● Problem details
Begin with the first line of the material and copy each line word for word through the line that contains "markersize=7.5 if m"; the pictures are left out.

● Supplied data
>>>>

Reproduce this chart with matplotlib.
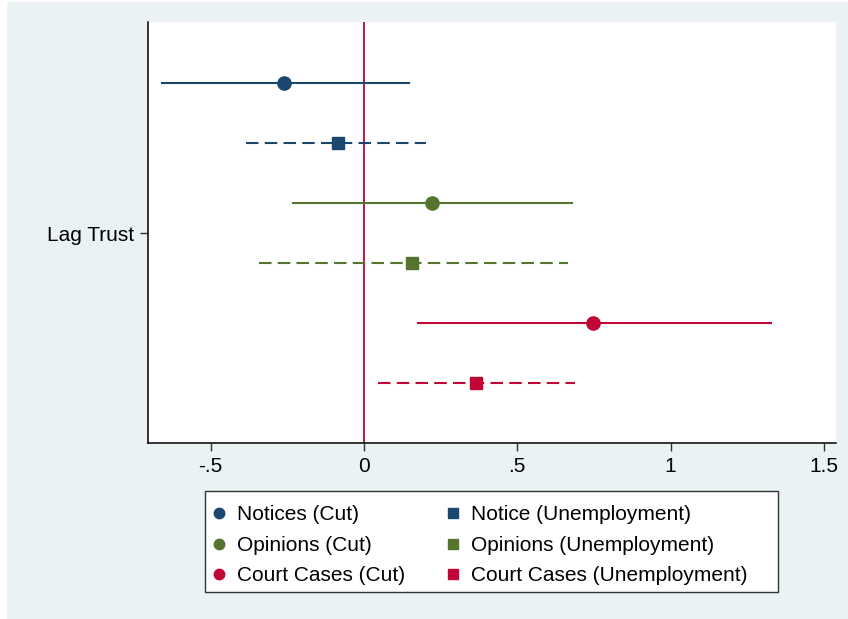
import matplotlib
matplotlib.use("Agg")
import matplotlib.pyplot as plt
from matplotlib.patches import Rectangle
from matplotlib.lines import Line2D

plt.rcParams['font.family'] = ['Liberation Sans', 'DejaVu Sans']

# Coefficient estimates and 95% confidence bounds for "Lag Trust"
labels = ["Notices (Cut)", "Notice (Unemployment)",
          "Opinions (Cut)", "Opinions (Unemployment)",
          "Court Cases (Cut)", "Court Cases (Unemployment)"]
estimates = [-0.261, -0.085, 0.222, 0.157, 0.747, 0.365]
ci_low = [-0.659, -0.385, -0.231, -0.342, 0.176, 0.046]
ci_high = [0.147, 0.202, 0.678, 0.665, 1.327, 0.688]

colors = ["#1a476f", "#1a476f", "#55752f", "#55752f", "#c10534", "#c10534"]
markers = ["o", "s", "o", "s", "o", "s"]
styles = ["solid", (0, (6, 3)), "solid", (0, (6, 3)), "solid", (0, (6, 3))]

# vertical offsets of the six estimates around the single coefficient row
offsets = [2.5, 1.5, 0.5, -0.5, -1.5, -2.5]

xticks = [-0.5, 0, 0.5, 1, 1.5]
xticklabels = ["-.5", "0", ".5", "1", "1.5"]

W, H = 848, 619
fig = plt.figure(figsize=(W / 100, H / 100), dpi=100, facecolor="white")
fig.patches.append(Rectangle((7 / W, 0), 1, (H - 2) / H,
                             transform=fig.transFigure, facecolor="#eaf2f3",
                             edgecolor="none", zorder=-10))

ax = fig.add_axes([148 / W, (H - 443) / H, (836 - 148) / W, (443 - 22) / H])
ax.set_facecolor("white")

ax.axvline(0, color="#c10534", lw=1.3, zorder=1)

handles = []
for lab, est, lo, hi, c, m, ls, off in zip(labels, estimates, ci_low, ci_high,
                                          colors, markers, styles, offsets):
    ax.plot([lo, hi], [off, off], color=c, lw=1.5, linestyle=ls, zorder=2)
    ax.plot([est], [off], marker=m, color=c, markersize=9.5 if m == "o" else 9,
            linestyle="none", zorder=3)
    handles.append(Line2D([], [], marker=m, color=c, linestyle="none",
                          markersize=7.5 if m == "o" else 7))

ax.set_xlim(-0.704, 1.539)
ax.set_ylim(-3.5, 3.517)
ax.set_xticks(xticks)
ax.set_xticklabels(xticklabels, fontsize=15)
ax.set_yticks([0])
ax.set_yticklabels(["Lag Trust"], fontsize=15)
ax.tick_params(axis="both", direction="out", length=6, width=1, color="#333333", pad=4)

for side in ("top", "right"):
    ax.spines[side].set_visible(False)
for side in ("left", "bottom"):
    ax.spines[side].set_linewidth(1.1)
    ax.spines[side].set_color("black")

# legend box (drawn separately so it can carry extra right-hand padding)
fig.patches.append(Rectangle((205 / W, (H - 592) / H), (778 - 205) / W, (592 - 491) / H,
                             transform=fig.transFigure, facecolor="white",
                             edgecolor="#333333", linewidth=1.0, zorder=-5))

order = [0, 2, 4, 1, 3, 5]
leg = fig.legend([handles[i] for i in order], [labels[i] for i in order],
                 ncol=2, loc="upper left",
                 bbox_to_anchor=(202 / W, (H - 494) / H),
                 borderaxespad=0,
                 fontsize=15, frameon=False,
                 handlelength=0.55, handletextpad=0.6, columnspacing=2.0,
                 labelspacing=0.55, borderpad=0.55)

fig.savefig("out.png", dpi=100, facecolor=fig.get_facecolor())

<<<<

● Written response
Reproduce this chart with matplotlib.
import matplotlib
matplotlib.use("Agg")
import matplotlib.pyplot as plt
from matplotlib.patches import Rectangle
from matplotlib.lines import Line2D

plt.rcParams['font.family'] = ['Liberation Sans', 'DejaVu Sans']

# Coefficient estimates and 95% confidence bounds for "Lag Trust"
labels = ["Notices (Cut)", "Notice (Unemployment)",
          "Opinions (Cut)", "Opinions (Unemployment)",
          "Court Cases (Cut)", "Court Cases (Unemployment)"]
estimates = [-0.261, -0.085, 0.222, 0.157, 0.747, 0.365]
ci_low = [-0.659, -0.385, -0.231, -0.342, 0.176, 0.046]
ci_high = [0.147, 0.202, 0.678, 0.665, 1.327, 0.688]

colors = ["#1a476f", "#1a476f", "#55752f", "#55752f", "#c10534", "#c10534"]
markers = ["o", "s", "o", "s", "o", "s"]
styles = ["solid", (0, (6, 3)), "solid", (0, (6, 3)), "solid", (0, (6, 3))]

# vertical offsets of the six estimates around the single coefficient row
offsets = [2.5, 1.5, 0.5, -0.5, -1.5, -2.5]

xticks = [-0.5, 0, 0.5, 1, 1.5]
xticklabels = ["-.5", "0", ".5", "1", "1.5"]

W, H = 848, 619
fig = plt.figure(figsize=(W / 100, H / 100), dpi=100, facecolor="white")
fig.patches.append(Rectangle((7 / W, 0), 1, (H - 2) / H,
                             transform=fig.transFigure, facecolor="#eaf2f3",
                             edgecolor="none", zorder=-10))

ax = fig.add_axes([148 / W, (H - 443) / H, (836 - 148) / W, (443 - 22) / H])
ax.set_facecolor("white")

ax.axvline(0, color="#c10534", lw=1.3, zorder=1)

handles = []
for lab, est, lo, hi, c, m, ls, off in zip(labels, estimates, ci_low, ci_high,
                                          colors, markers, styles, offsets):
    ax.plot([lo, hi], [off, off], color=c, lw=1.5, linestyle=ls, zorder=2)
    ax.plot([est], [off], marker=m, color=c, markersize=9.5 if m == "o" else 9,
            linestyle="none", zorder=3)
    handles.append(Line2D([], [], marker=m, color=c, linestyle="none",
                          markersize=7.5 if m == "o" else 7))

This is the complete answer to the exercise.